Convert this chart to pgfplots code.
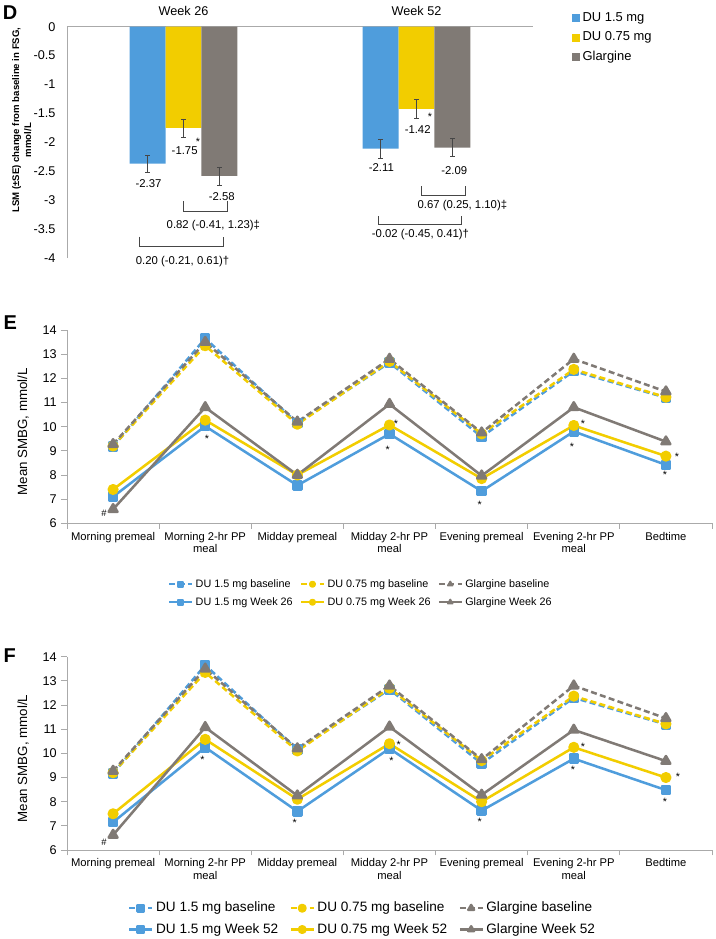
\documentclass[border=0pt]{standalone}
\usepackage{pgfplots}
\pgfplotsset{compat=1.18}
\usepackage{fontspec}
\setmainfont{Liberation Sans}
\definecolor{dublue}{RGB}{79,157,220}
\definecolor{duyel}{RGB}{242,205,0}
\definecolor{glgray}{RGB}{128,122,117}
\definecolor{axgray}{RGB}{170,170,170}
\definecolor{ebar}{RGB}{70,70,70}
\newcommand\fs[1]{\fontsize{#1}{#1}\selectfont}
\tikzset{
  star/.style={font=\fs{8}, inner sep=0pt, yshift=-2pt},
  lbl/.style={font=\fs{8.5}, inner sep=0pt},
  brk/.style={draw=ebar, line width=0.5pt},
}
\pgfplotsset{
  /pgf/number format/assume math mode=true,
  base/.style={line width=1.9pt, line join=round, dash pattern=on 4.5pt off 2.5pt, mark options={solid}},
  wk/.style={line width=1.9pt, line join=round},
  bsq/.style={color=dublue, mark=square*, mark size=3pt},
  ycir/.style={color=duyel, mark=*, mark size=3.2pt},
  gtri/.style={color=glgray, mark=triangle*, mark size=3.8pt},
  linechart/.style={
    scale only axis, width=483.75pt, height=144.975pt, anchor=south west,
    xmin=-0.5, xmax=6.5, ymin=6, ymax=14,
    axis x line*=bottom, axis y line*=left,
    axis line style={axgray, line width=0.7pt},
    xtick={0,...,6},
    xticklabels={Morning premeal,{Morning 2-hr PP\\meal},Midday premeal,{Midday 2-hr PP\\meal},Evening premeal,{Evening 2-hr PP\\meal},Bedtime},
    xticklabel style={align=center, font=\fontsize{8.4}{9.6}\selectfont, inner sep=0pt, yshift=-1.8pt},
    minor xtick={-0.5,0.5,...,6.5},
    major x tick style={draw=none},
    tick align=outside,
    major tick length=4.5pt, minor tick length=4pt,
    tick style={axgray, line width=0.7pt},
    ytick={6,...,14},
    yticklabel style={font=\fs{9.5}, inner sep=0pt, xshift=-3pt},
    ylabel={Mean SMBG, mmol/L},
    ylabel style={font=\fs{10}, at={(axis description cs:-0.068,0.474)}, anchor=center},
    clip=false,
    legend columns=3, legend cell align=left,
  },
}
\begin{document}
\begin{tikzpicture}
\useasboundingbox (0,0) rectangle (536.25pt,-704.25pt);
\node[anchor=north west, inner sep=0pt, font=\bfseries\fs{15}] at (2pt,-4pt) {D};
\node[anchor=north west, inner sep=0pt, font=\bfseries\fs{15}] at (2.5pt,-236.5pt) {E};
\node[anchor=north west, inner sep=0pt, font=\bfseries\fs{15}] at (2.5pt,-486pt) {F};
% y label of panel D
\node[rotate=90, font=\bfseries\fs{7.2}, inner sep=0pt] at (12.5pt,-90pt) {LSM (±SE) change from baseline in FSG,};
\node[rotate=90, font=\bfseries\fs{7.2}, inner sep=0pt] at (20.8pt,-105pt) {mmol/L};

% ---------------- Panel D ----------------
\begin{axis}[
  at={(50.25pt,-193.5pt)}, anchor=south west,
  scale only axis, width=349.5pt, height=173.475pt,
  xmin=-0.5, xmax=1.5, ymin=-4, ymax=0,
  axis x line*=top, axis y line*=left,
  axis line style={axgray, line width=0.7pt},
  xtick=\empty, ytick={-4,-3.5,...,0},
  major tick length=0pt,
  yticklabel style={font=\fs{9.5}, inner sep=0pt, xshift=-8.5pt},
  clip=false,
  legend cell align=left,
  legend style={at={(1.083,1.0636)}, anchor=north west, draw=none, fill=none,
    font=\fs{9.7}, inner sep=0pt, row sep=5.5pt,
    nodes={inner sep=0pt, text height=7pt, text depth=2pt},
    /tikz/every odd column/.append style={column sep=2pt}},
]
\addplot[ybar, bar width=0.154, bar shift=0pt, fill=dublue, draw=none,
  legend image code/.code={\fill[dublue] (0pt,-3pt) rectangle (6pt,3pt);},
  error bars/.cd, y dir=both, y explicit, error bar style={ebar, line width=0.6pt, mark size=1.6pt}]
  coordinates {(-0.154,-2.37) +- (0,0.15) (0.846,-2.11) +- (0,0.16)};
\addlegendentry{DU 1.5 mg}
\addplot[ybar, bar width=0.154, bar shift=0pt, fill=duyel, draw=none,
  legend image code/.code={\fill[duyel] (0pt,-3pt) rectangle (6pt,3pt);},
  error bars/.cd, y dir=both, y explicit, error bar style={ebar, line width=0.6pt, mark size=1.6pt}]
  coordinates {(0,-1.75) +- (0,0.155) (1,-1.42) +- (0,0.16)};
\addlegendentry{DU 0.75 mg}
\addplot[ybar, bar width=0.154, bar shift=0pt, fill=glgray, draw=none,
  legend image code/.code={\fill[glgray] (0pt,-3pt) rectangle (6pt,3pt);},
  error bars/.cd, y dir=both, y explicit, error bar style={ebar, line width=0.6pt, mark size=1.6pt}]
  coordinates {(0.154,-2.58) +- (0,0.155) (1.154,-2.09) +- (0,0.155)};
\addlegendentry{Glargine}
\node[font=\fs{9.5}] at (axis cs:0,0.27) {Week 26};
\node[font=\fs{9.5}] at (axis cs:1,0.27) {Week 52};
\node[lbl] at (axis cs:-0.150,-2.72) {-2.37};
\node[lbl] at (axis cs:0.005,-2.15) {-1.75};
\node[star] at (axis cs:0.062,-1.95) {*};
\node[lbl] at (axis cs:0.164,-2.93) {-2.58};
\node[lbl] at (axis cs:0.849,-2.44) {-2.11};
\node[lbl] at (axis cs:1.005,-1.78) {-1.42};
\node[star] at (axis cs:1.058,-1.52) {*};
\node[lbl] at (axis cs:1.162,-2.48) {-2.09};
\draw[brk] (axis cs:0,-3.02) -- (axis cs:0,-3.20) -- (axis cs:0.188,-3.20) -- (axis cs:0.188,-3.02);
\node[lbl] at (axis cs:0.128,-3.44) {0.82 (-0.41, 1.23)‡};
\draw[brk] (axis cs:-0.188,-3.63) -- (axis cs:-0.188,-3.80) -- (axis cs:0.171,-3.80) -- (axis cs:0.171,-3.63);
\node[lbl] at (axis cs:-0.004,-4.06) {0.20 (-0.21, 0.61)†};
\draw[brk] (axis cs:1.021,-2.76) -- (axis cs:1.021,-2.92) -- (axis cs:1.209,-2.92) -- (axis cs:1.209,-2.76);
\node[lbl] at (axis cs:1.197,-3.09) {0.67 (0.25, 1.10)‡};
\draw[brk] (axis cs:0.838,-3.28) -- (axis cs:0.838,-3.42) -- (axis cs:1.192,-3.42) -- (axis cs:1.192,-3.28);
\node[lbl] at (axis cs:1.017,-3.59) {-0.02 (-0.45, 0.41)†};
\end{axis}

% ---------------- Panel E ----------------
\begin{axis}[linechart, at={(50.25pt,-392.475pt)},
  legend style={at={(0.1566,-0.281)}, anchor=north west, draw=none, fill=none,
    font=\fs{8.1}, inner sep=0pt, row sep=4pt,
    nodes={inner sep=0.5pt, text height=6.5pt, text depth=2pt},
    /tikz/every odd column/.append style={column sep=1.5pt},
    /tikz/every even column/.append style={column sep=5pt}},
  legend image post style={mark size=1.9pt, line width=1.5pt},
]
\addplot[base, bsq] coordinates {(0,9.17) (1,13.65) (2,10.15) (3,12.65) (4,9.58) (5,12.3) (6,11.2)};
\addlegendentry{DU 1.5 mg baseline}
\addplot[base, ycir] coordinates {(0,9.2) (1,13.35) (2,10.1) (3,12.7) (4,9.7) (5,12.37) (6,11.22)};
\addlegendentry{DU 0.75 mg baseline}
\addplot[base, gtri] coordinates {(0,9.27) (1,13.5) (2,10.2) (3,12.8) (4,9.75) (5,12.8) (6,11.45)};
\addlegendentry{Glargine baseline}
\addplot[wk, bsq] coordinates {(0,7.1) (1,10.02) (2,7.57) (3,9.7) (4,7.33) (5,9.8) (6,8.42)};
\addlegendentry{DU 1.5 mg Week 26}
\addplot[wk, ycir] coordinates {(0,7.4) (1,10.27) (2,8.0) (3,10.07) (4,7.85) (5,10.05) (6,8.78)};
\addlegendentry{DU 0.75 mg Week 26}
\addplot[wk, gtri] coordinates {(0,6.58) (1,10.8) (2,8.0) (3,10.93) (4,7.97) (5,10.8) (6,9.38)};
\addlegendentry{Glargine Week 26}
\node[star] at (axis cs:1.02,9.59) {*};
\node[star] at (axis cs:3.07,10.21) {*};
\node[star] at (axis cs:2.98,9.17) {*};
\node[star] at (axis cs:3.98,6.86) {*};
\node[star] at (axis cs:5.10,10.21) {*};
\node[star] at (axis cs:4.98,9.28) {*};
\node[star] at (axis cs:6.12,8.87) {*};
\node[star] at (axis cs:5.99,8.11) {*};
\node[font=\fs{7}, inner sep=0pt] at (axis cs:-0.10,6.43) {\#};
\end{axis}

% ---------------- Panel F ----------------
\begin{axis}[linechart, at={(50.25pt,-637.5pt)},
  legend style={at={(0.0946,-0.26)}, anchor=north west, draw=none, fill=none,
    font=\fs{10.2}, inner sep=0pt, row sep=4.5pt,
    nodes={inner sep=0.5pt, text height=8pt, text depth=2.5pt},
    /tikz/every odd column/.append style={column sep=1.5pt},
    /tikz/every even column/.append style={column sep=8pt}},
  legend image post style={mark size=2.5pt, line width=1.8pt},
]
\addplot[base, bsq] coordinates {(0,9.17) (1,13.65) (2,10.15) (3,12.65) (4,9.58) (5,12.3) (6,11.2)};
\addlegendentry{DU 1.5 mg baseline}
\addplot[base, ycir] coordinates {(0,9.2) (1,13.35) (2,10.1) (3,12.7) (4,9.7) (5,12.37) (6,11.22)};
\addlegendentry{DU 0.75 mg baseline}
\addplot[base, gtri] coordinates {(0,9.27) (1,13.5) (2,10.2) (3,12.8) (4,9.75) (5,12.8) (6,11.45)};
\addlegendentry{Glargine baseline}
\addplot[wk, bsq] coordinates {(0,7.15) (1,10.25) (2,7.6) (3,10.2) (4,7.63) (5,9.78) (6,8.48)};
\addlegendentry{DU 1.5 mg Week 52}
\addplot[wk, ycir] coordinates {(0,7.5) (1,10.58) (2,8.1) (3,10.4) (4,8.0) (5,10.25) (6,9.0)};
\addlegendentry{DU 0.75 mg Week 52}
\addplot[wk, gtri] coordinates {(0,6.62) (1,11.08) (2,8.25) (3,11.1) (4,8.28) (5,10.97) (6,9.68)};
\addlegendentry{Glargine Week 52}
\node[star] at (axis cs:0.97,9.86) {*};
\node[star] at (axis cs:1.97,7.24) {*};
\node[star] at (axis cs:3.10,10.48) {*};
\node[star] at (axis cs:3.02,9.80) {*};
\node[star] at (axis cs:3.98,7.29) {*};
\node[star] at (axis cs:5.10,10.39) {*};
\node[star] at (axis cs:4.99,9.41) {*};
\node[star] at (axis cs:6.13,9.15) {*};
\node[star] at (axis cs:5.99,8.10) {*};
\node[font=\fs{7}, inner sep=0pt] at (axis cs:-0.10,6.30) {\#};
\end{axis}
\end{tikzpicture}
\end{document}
-----
**Exercise description:**
Pick out each line containing "code" and report it.

**Expected answer:**
Convert this chart to pgfplots code.
  legend image code/.code={\fill[dublue] (0pt,-3pt) rectangle (6pt,3pt);},
  legend image code/.code={\fill[duyel] (0pt,-3pt) rectangle (6pt,3pt);},
  legend image code/.code={\fill[glgray] (0pt,-3pt) rectangle (6pt,3pt);},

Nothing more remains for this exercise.